Saturday, March 24, 2012

They're at it again

In Tennessee a bill was recently introduced to allow the teaching of creationism in the class room. Again, you might say. Will they never learn?
The house version of the bill states:
This bill prohibits the state board of education and any public elementary or secondary school governing authority, director of schools, school system administrator, or principal or administrator from prohibiting any teacher in a public school system of this state from helping students understand, analyze, critique, and review in an objective manner the scientific strengths and scientific weaknesses of existing scientific theories covered in the course being taught, such as evolution and global warming. (highlights are mine)
Note the absence of the word creationism in this proposal. The lawmaker seems to be particularly concerned that weaknesses in the theories of evolution and global warming are not being discussed in Tennessean class rooms. The bill doesn't say "scientific strength and weaknesses of Newtonium physics and the theory of electromagnetism" because these theories are not seen as a threat to those who belief that the Christian bible is the word of God. And if you want to hold on to that belief you have to fight all your life against the unfortunate fact that the world as we know it was created about 4 billion years ago, or about 10 billion years after the beginning of the universe. 

Let's be fair, if you included "
scientific strength and weaknesses of Newtonium physics and the theory of electromagnetism" you would also, at some level, have to understand what these theories are actually about. Creationists do not seem to appreciate that the scientific theory of evolution would be shaken to its core if we ever found human remains that date back to a time before the emergence of primates. They do understand, however, that the theory of evolution and the biblical account of creation are not compatible from a factual point of view. So, they try again and again to substitute the teaching of science with that of religion. 

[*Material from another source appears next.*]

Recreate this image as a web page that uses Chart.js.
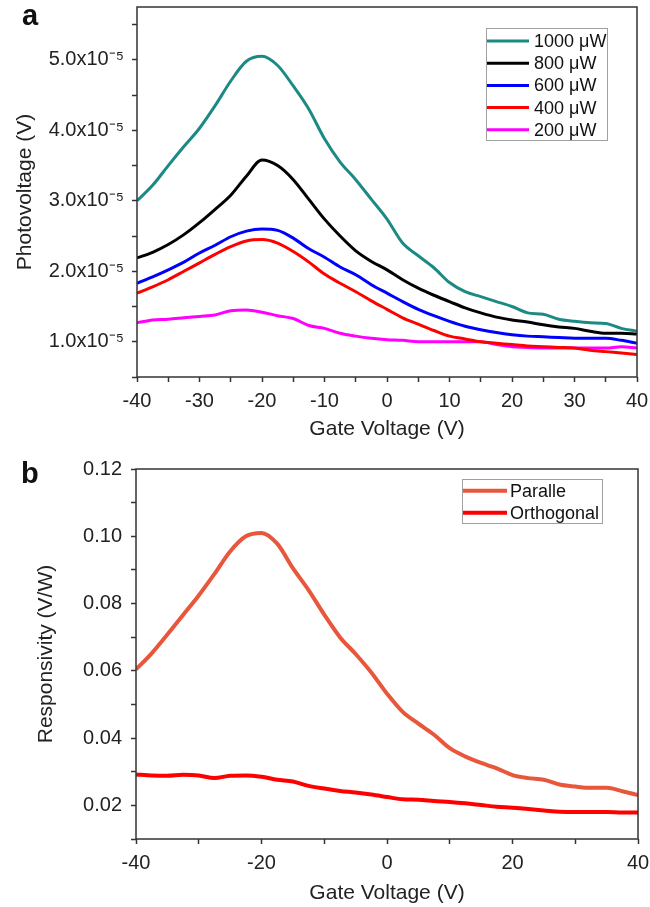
<!DOCTYPE html>
<html><head><meta charset="utf-8">
<script src="https://cdn.jsdelivr.net/npm/chart.js@4.4.0/dist/chart.umd.min.js"></script>
<style>
html,body{margin:0;padding:0;background:#fff;}
body{width:650px;height:907px;position:relative;overflow:hidden;font-family:"Liberation Sans",Arial,sans-serif;}
#c1{position:absolute;left:0;top:0;width:650px;height:450px;}
#c2{position:absolute;left:0;top:450px;width:650px;height:457px;}
.panel{position:absolute;font-weight:bold;font-size:29px;line-height:1;color:#111;font-family:"Liberation Sans",Arial,sans-serif;}
</style></head><body>
<canvas id="c1" width="650" height="450"></canvas>
<canvas id="c2" width="650" height="457"></canvas>
<div class="panel" style="left:22px;top:1px">a</div>
<div class="panel" style="left:21px;top:459px">b</div>
<script>
// ---- Data ----
const gateVoltage = [-40,-37.5,-35,-32.5,-30,-27.5,-25,-22.5,-20,-17.5,-15,-12.5,-10,-7.5,-5,-2.5,0,2.5,5,7.5,10,12.5,15,17.5,20,22.5,25,27.5,30,32.5,35,37.5,40];

// Panel a: photovoltage in units of 1e-5 V
const pv1000 = [3.00,3.22,3.50,3.77,4.03,4.35,4.70,4.98,5.05,4.92,4.63,4.30,3.88,3.55,3.30,3.02,2.74,2.40,2.22,2.05,1.84,1.71,1.64,1.57,1.50,1.41,1.39,1.32,1.29,1.27,1.26,1.19,1.15];
const pv800  = [2.19,2.27,2.38,2.52,2.69,2.88,3.08,3.35,3.58,3.50,3.30,3.02,2.74,2.50,2.29,2.14,2.02,1.88,1.76,1.66,1.57,1.48,1.41,1.35,1.31,1.28,1.24,1.21,1.19,1.15,1.12,1.12,1.11];
const pv600  = [1.83,1.92,2.02,2.13,2.26,2.37,2.49,2.57,2.60,2.58,2.47,2.32,2.20,2.06,1.95,1.81,1.69,1.57,1.46,1.37,1.29,1.22,1.17,1.13,1.10,1.08,1.07,1.06,1.05,1.05,1.05,1.02,0.98];
const pv400  = [1.69,1.78,1.88,2.00,2.12,2.24,2.35,2.43,2.45,2.40,2.28,2.13,1.96,1.83,1.71,1.58,1.46,1.34,1.25,1.16,1.08,1.04,1.00,0.98,0.96,0.94,0.93,0.92,0.91,0.88,0.86,0.84,0.82];
const pv200  = [1.27,1.31,1.32,1.34,1.36,1.38,1.44,1.45,1.42,1.37,1.33,1.23,1.19,1.12,1.08,1.05,1.03,1.02,1.00,1.00,1.00,1.00,1.00,0.96,0.93,0.92,0.91,0.91,0.91,0.91,0.91,0.93,0.91];
const seriesA = ['1000 \u03bcW','800 \u03bcW','600 \u03bcW','400 \u03bcW','200 \u03bcW'];

// Panel b: responsivity (V/W)
const respParallel   = [0.0604,0.0652,0.0708,0.0766,0.0824,0.0888,0.0955,0.1000,0.1010,0.0978,0.0905,0.0840,0.0767,0.0700,0.0650,0.0595,0.0532,0.0478,0.0443,0.0410,0.0370,0.0345,0.0326,0.0310,0.0290,0.0281,0.0276,0.0262,0.0256,0.0252,0.0252,0.0242,0.0231];
const respOrthogonal = [0.0292,0.0289,0.0288,0.0291,0.0289,0.0281,0.0288,0.0289,0.0285,0.0276,0.0271,0.0258,0.0250,0.0243,0.0238,0.0232,0.0225,0.0218,0.0217,0.0213,0.0210,0.0206,0.0201,0.0196,0.0193,0.0189,0.0185,0.0181,0.0180,0.0180,0.0180,0.0179,0.0179];
const seriesB = ['Paralle','Orthogonal'];

// Axis tick labels
const xTicksA = [-40,-30,-20,-10,0,10,20,30,40];
const yTicksA = [1.0,2.0,3.0,4.0,5.0];      // x 1e-5
const xTicksB = [-40,-20,0,20,40];
const yTicksB = [0.02,0.04,0.06,0.08,0.10,0.12];

// ---- Plugins ----
const framePlugin = {
  id:'frame',
  afterDatasetsDraw(chart, args, o){
    const {ctx, chartArea:{left,top,right,bottom}} = chart;
    ctx.save(); ctx.strokeStyle = o.color; ctx.lineWidth = o.width;
    ctx.strokeRect(left, top, right-left, bottom-top); ctx.restore();
  }
};
const boxLegend = {
  id:'boxLegend',
  afterDraw(chart, args, o){
    const ctx = chart.ctx, ca = chart.chartArea;
    const x0 = ca.right - o.right - o.width, y0 = ca.top + o.top;
    ctx.save();
    ctx.fillStyle = '#fff'; ctx.fillRect(x0, y0, o.width, o.height);
    ctx.strokeStyle = '#a0a0a0'; ctx.lineWidth = 1;
    ctx.strokeRect(x0+0.5, y0+0.5, o.width, o.height);
    ctx.font = o.font; ctx.textBaseline = 'middle'; ctx.textAlign = 'left';
    chart.data.datasets.forEach((ds,i)=>{
      const y = y0 + o.first + i*o.spacing;
      ctx.strokeStyle = ds.borderColor; ctx.lineWidth = o.lineWidth; ctx.lineCap='butt';
      ctx.beginPath(); ctx.moveTo(x0+1, y); ctx.lineTo(x0+o.lineLen, y); ctx.stroke();
      ctx.fillStyle = '#111'; ctx.fillText(ds.label, x0 + o.lineLen + o.gap, y+1);
    });
    ctx.restore();
  }
};

const FONT = '"Liberation Sans", Arial, sans-serif';
const AXC = '#333';

function xyData(arr, f){ return gateVoltage.map((x,i)=>({x:x, y:arr[i]*f})); }
function fixY(w){ return (s)=>{ s.width = w; s.paddingTop = 0; s.paddingBottom = 0; }; }
function fixX(h){ return (s)=>{ s.height = h; s.paddingLeft = 0; s.paddingRight = 0; }; }

// ---- Chart a ----
const colorsA = ['#1c8a84','#000000','#0000ff','#ff0000','#ff00ff'];
const dataA = [pv1000,pv800,pv600,pv400,pv200];
new Chart(document.getElementById('c1'), {
  type:'line',
  data:{ datasets: dataA.map((arr,i)=>({
    label: seriesA[i], data: xyData(arr,1e-5), borderColor: colorsA[i], backgroundColor: colorsA[i],
    borderWidth: 3, pointRadius: 0, cubicInterpolationMode:'monotone', fill:false
  }))},
  options:{
    responsive:false, animation:false, devicePixelRatio:1,
    layout:{padding:{left:0, top:7, right:13, bottom:0}},
    plugins:{ legend:{display:false}, tooltip:{enabled:false},
      frame:{color:AXC, width:1.5},
      boxLegend:{right:30, width:121, top:21, height:112, first:13, spacing:22.2, lineLen:43, gap:5, lineWidth:3, font:'18px '+FONT}
    },
    scales:{
      x:{ type:'linear', min:-40, max:40, bounds:'data',
        afterFit: fixX(73),
        border:{display:false},
        grid:{drawOnChartArea:false, drawTicks:true, tickLength:5, tickColor:AXC, tickWidth:1.5},
        ticks:{ stepSize:5, autoSkip:false, maxRotation:0, padding:7, color:'#222', font:{family:FONT, size:20},
          callback:(v)=> xTicksA.includes(v) ? String(v) : '' },
        title:{display:true, text:'Gate Voltage (V)', color:'#222', font:{family:FONT, size:21}, padding:{top:0, bottom:8}}
      },
      y:{ type:'linear', min:0.5e-5, max:5.75e-5, bounds:'data',
        afterFit: fixY(137),
        border:{display:false},
        grid:{drawOnChartArea:false, drawTicks:true, tickLength:5, tickColor:AXC, tickWidth:1.5},
        ticks:{ stepSize:0.5e-5, includeBounds:false, autoSkip:false, padding:8, color:'#222', font:{family:FONT, size:20},
          callback:(v)=>{ const n = Math.round(v/1e-6)/10; return yTicksA.includes(n) ? n.toFixed(1)+'x10\u207b\u2075' : ''; } },
        title:{display:true, text:'Photovoltage (V)', color:'#222', font:{family:FONT, size:21}, padding:{top:13, bottom:0}}
      }
    }
  },
  plugins:[framePlugin, boxLegend]
});

// ---- Chart b ----
const colorsB = ['#e8573c','#ff0000'];
const dataB = [respParallel, respOrthogonal];
new Chart(document.getElementById('c2'), {
  type:'line',
  data:{ datasets: dataB.map((arr,i)=>({
    label: seriesB[i], data: xyData(arr,1), borderColor: colorsB[i], backgroundColor: colorsB[i],
    borderWidth: 4, pointRadius: 0, cubicInterpolationMode:'monotone', fill:false
  }))},
  options:{
    responsive:false, animation:false, devicePixelRatio:1,
    layout:{padding:{left:0, top:19, right:12, bottom:0}},
    plugins:{ legend:{display:false}, tooltip:{enabled:false},
      frame:{color:AXC, width:1.5},
      boxLegend:{right:36, width:140, top:10, height:44, first:11.7, spacing:22, lineLen:45, gap:3, lineWidth:4, font:'18px '+FONT}
    },
    scales:{
      x:{ type:'linear', min:-40, max:40, bounds:'data',
        afterFit: fixX(68),
        border:{display:false},
        grid:{drawOnChartArea:false, drawTicks:true, tickLength:5, tickColor:AXC, tickWidth:1.5},
        ticks:{ stepSize:10, autoSkip:false, maxRotation:0, padding:7, color:'#222', font:{family:FONT, size:20},
          callback:(v)=> xTicksB.includes(v) ? String(v) : '' },
        title:{display:true, text:'Gate Voltage (V)', color:'#222', font:{family:FONT, size:21}, padding:{top:0, bottom:1}}
      },
      y:{ type:'linear', min:0.01, max:0.12, bounds:'data',
        afterFit: fixY(136),
        border:{display:false},
        grid:{drawOnChartArea:false, drawTicks:true, tickLength:5, tickColor:AXC, tickWidth:1.5},
        ticks:{ stepSize:0.01, includeBounds:false, autoSkip:false, padding:9, color:'#222', font:{family:FONT, size:20},
          callback:(v)=>{ const n = Math.round(v*100)/100; return yTicksB.includes(n) ? n.toFixed(2) : ''; } },
        title:{display:true, text:'Responsivity (V/W)', color:'#222', font:{family:FONT, size:21}, padding:{top:34, bottom:0}}
      }
    }
  },
  plugins:[framePlugin, boxLegend]
});
</script>
</body></html>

As long as there is no test to screen out the scientifically-impaired among our aspiring law makers, we have to put up with attempts like these again and again. What is proposed may seem harmless but adopting this bill as the law of a state, or a governing authority such as school board would mean that a science teacher who argues that a biblical truth is an alternative for a scientific theory cannot be dismissed and send to the same asylum where the lawmaker ought to be heading.

And that would be a shame, wouldn't it?